Thrillophilia Review: Sarath Babu’s Soulful Solo Pilgrimage Across Meghalaya

Sarath Babu never intended to visit Meghalaya.
The central government employee from Chennai had spent most of his adult life within the walls of the routine. But it was a misplaced postcard that shifted something. It was tucked between old books he had ordered from a secondhand seller online: a faded photograph of the Double Decker Root Bridge in Cherrapunjee. On the back, in loopy handwriting, someone had scribbled: “We are all just walking each other home.”
It hit him. Something about the phrase, the chance, the raw image of nature reclaiming space - he could not ignore it. Within weeks, he applied for leave and booked a solo trip to Meghalaya to answer a tug he had not felt before. He did not know what he was searching for. Maybe meaning. Maybe memory. Maybe something was nameless that only the clouds of Meghalaya could whisper to him.
Cloud Roads and Silent Lakes
He landed in Guwahati with a light backpack and an uncharacteristically open heart. The drive to Shillong was long but meditative, with trees like guards standing tall beside the snaking road. The driver did not speak much, and Sarath did not mind. It allowed him to listen - to the hum of the hills, the rise and fall of altitudes, and the unfamiliar rhythm of Khasi conversations at roadside stalls.

They stopped at Umiam Lake, where the water mirrored the sky like a secret kept too long. Sarath stood at the edge, hands in pockets, thinking of all the lakes he had seen in postcards but never felt with his own breath. "Looks like it is waiting for something," he murmured. Maybe, like him, the lake was in quiet anticipation.
In Shillong, he skipped the local market buzz and instead took a long evening walk through empty streets, tracing graffiti on damp walls and children’s laughter trailing from alleyways. It was indeed an exploration.
A Bridge Made of Time
The next few days were not just a checklist of waterfalls and caves. Sarath experienced them as chapters of a story unfolding just for him. He visited Elephant Falls, Mawkdok Dympep ViewPoint, and the Seven Sisters Falls - all beautiful, all vast - but it was the hike to Nongriat’s Double Decker Root Bridge that redefined his journey.
Besides being a trek, it was a negotiation with gravity, breath, and willpower. Over 3,000 steps down to reach a bridge grown - an organic sculpture shaped by the patient hands of nature and generations of Khasi villagers. When Sarath reached it, sweat-drenched and sore-kneed, he felt he had arrived at a disclosure.
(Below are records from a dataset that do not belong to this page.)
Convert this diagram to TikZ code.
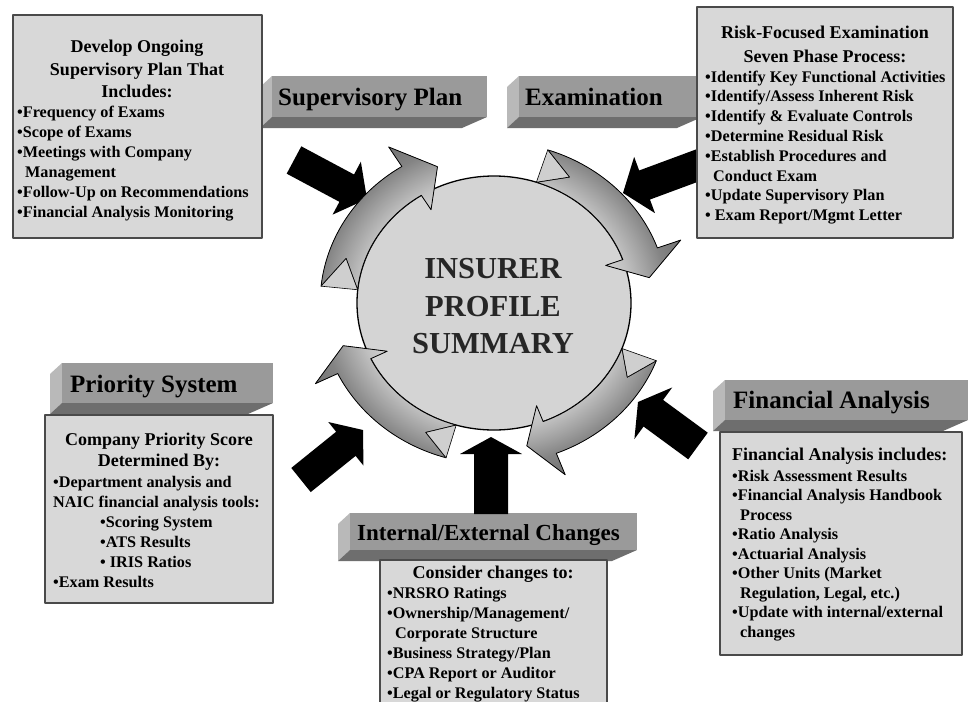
\documentclass[tikz,border=0pt]{standalone}
\usepackage{fontspec}
\setmainfont{Liberation Serif}
\usetikzlibrary{calc,shapes.geometric}
\definecolor{boxfill}{HTML}{D8D8D8}
\definecolor{boxline}{HTML}{4A4A4A}
\definecolor{bfront}{HTML}{9A9A9A}
\definecolor{bside}{HTML}{B9B9B9}
\definecolor{bbottom}{HTML}{6E6E6E}
\definecolor{circfill}{HTML}{D4D4D4}
\definecolor{notchfill}{HTML}{CFCFCF}
\definecolor{rA}{HTML}{D2D2D2}
\definecolor{rB}{HTML}{C0C0C0}
\definecolor{rC}{HTML}{A2A2A2}
\definecolor{rD}{HTML}{848484}
\definecolor{rE}{HTML}{707070}
\pgfdeclareradialshading{ringshade}{\pgfpoint{0bp}{0bp}}{color(0bp)=(rA); color(14.5bp)=(rA); color(16.7bp)=(rB); color(19bp)=(rC); color(21.2bp)=(rD); color(24.5bp)=(rE); color(50bp)=(rE)}

\tikzset{
  infobox/.style={draw=boxline, line width=1.6pt, fill=boxfill, rectangle, inner sep=0pt, outer sep=0pt, anchor=north west},
  ttl/.style={font=\fontsize{18}{22}\selectfont\bfseries, anchor=base, inner sep=0pt},
  itm/.style={font=\fontsize{16.2}{20}\selectfont\bfseries, anchor=base west, inner sep=0pt},
  bnr/.style={font=\fontsize{25}{30}\selectfont\bfseries, anchor=base west, inner sep=0pt},
  coretxt/.style={font=\fontsize{30.5}{37}\selectfont\bfseries, anchor=base, inner sep=0pt, text=black!85},
  ringline/.style={draw=black, line width=0.8pt},
  notchface/.style={fill=notchfill, draw=black, line width=0.6pt},
  blk/.style={fill=black}
}

\newcommand{\ringarrow}[4]{%
  \begin{scope}
    \clip plot[domain=#1:#2,samples=40] (\x:127) -- (#2:110) -- (#3:146) -- (#2:184) -- plot[domain=#2:#1,samples=40] (\x:161) -- (#4:144) -- cycle;
    \fill[shading=ringshade] (0,0) circle (190);
  \end{scope}
  \draw[ringline] plot[domain=#1:#2,samples=40] (\x:127) -- (#2:110) -- (#3:146) -- (#2:184) -- plot[domain=#2:#1,samples=40] (\x:161) -- (#4:144) -- cycle;
  \filldraw[notchface] (#1:127) -- (#4:144) -- (#1:161) -- cycle;
}

\newcommand{\blockarrow}[6]{%
  \coordinate (#1-b) at ($(#3)!#6!(#2)$);
  \fill[blk] ($(#2)!#4!90:(#3)$) -- ($(#1-b)!#4!90:(#3)$) -- ($(#1-b)!#5!90:(#3)$) -- (#3) -- ($(#1-b)!#5!-90:(#3)$) -- ($(#1-b)!#4!-90:(#3)$) -- ($(#2)!#4!-90:(#3)$) -- cycle;
}

\newcommand{\bannershape}[4]{%
  \fill[bside] (#1,#2) -- (#1-12,#2+11) -- (#1-12,#4+11) -- (#1,#4) -- cycle;
  \fill[bbottom] (#1,#4) -- (#3,#4) -- (#3-25,#4+11) -- (#1-12,#4+11) -- cycle;
  \fill[bfront] (#1,#2) rectangle (#3,#4);
}

\begin{document}
\begin{tikzpicture}[x=1pt,y=-1pt,line join=round]
\fill[white] (0,0) rectangle (970,702);
\useasboundingbox (0,0) rectangle (970,702);

% banners
\bannershape{272}{76}{487}{117}
\bannershape{519}{76}{702}{117}
\bannershape{725}{380}{968}{420}
\bannershape{62}{363}{273}{403}
\bannershape{350}{513}{637}{550}

% black arrows
\coordinate (spT) at (294,160); \coordinate (spH) at (367,199);
\coordinate (exT) at (704,163); \coordinate (exH) at (623,193);
\coordinate (psT) at (301,480); \coordinate (psH) at (363,430);
\coordinate (ieT) at (491,514); \coordinate (ieH) at (491,437);
\coordinate (faT) at (698,446); \coordinate (faH) at (638,402);
\blockarrow{aSP}{spT}{spH}{15.5pt}{30pt}{23pt}
\blockarrow{aEX}{exT}{exH}{15.5pt}{30pt}{23pt}
\blockarrow{aPS}{psT}{psH}{15.5pt}{28pt}{22pt}
\blockarrow{aIE}{ieT}{ieH}{17pt}{31pt}{17pt}
\blockarrow{aFA}{faT}{faH}{16.5pt}{32pt}{19pt}

% boxes
\node[infobox, minimum width=249pt, minimum height=223pt] (tlbox) at (13,15) {};
\node[infobox, minimum width=256pt, minimum height=231pt] (trbox) at (697,7) {};
\node[infobox, minimum width=228pt, minimum height=188pt] (blbox) at (45,415) {};
\node[infobox, minimum width=227pt, minimum height=160pt] (bcbox) at (380,560) {};
\node[infobox, minimum width=242pt, minimum height=223pt] (brbox) at (720,432) {};

% central circle
\node[ellipse, draw=black, line width=1.3pt, fill=circfill, minimum width=274pt, minimum height=254pt, inner sep=0pt] (core) at (494,303) {};

% ring of arrows
\begin{scope}[shift={(494,303)}, xscale=1.08, yscale=-1]
  \ringarrow{174}{122}{111}{162}
  \ringarrow{72}{20}{10}{61}
  \ringarrow{-21}{-69}{-78}{-31}
  \ringarrow{-106}{-154}{-163}{-116}
\end{scope}

% centre text
\node[coretxt] (c1) at (493,278) {INSURER};
\node[coretxt] (c2) at (493,316) {PROFILE};
\node[coretxt] (c3) at (493,353) {SUMMARY};

% banner labels
\node[bnr] (lsp) at (278,105) {Supervisory Plan};
\node[bnr] (lex) at (525,105) {Examination};
\node[bnr] (lfa) at (733,408) {Financial Analysis};
\node[bnr] (lps) at (70,392) {Priority System};
\node[bnr, font=\fontsize{23}{28}\selectfont\bfseries] (lie) at (357,540) {Internal/External Changes};

% top-left box text
\node[ttl] (tl-t1) at (137,52) {Develop Ongoing};
\node[ttl] (tl-t2) at (137,75) {Supervisory Plan That};
\node[ttl] (tl-t3) at (137,97) {Includes:};
\foreach \t [count=\i from 0] in {{•Frequency of Exams},{•Scope of Exams},{•Meetings with Company},{\hspace*{8pt}Management},{•Follow-Up on Recommendations},{•Financial Analysis Monitoring}}
  \node[itm] (tl-\i) at (17,117+20*\i) {\t};

% top-right box text
\node[ttl] (tr-t1) at (825,38) {Risk-Focused Examination};
\node[ttl] (tr-t2) at (825,62) {Seven Phase Process:};
\foreach \t [count=\i from 0] in {{•Identify Key Functional Activities},{•Identify/Assess Inherent Risk},{•Identify \& Evaluate Controls},{•Determine Residual Risk},{•Establish Procedures and},{\hspace*{8pt}Conduct Exam},{•Update Supervisory Plan},{•\ Exam Report/Mgmt Letter}}
  \node[itm] (tr-\i) at (705,82+19.8*\i) {\t};

% bottom-left box text
\node[ttl] (bl-t1) at (159,445) {Company Priority Score};
\node[ttl] (bl-t2) at (159,466) {Determined By:};
\node[itm] (bl-1) at (53,487) {•Department analysis and};
\node[itm] (bl-2) at (53,507) {NAIC financial analysis tools:};
\node[itm] (bl-3) at (100,527) {•Scoring System};
\node[itm] (bl-4) at (100,547) {•ATS Results};
\node[itm] (bl-5) at (100,567) {•\ IRIS Ratios};
\node[itm] (bl-6) at (53,587) {•Exam Results};

% bottom-centre box text
\node[ttl] (bc-t1) at (493,578) {Consider changes to:};
\foreach \t [count=\i from 0] in {{•NRSRO Ratings},{•Ownership/Management/},{\hspace*{8pt}Corporate Structure},{•Business Strategy/Plan},{•CPA Report or Auditor},{•Legal or Regulatory Status}}
  \node[itm] (bc-\i) at (387,598+20*\i) {\t};

% bottom-right box text
\node[ttl, anchor=base west] (br-t1) at (732,460) {Financial Analysis includes:};
\foreach \t [count=\i from 0] in {{•Risk Assessment Results},{•Financial Analysis Handbook},{\hspace*{8pt}Process},{•Ratio Analysis},{•Actuarial Analysis},{•Other Units (Market},{\hspace*{8pt}Regulation, Legal, etc.)},{•Update with internal/external},{\hspace*{8pt}changes}}
  \node[itm] (br-\i) at (732,481+19.5*\i) {\t};
\end{tikzpicture}
\end{document}
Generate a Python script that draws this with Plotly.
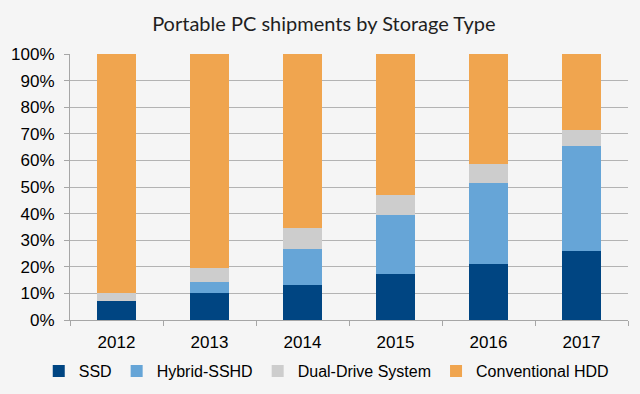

He stood in silence as water gurgled beneath and the roots whispered stories of resilience. A child from the village offered him guava and giggled when he asked in Tamil, "Do you come here every day?" The language was different, but the laughter was universal.
He chose not to trek further to Rainbow Falls. The bridge was enough. It was a living metaphor. Not all journeys needed to be completed. Some needed only to be witnessed.
Stone That Floated
Sarath’s stop at Mawlynnong, the cleanest village in Asia, felt like stepping into an alternate universe. Here, every home had flowers, every street corner had a bamboo basket for trash, and every child had a ready smile. But it was the Balancing Rock that struck him the most, an enormous boulder dangerously resting on a tiny stone.
“It defies logic,” a co-traveller said.
Sarath did not respond. In his mind, he thought: Some things survive not because of strength but because of belief.

The boat ride in Dawki’s Umngot River was equally surreal. The waters were so transparent that it felt like the boat was floating in midair. Sarath dipped his hand into the river and watched the ripples distort the illusion. Isn’t that what life was - moments of clarity disturbed by movement?
That night, he lay in a tent by the river. The stars overhead had no competition from city lights. He scribbled in his notebook: “There is no one here with me. But I feel more accompanied than ever.”
Falling Into Place
On the fifth day, Sarath visited Krang Suri Falls in Jowai. Unlike other waterfalls where tourists posed hurriedly, here, people stayed. Sarath removed his shoes and stepped into the cool and inviting pool beneath the falls. The water stung, then soothed. Here, time passed like the cascading curtain above him.
He floated there for some time.

And, later, he sat quietly at Laitlum Canyon, watching the horizon fold into itself. The wind was strong and almost conversational. He imagined someone asking him, "So, what did you find here?"
He smiled to himself. "Nothing. And maybe that is everything."
The Return
On the final day of his Meghalaya trip, Sarath returned to Shillong and made his way to the Kamakhya Temple in Guwahati. He had not expected to visit it, but something told him it was necessary.
As he stood before the ancient shrine, he simply said thank you.
Thank you for the postcard. Thank you to the person who left it in a second-hand bookshop. Thank you for the journey that was not planned but was perhaps always meant to be.

When he boarded his flight back to Chennai, he carried souvenirs like a root bridge-shaped pendant and a river pebble from Dawki.
Some journeys change your destination.
Some change your direction.
But a few, like this one, change your definition.
And Sarath Babu knew he would never look at a map or himself the same way again.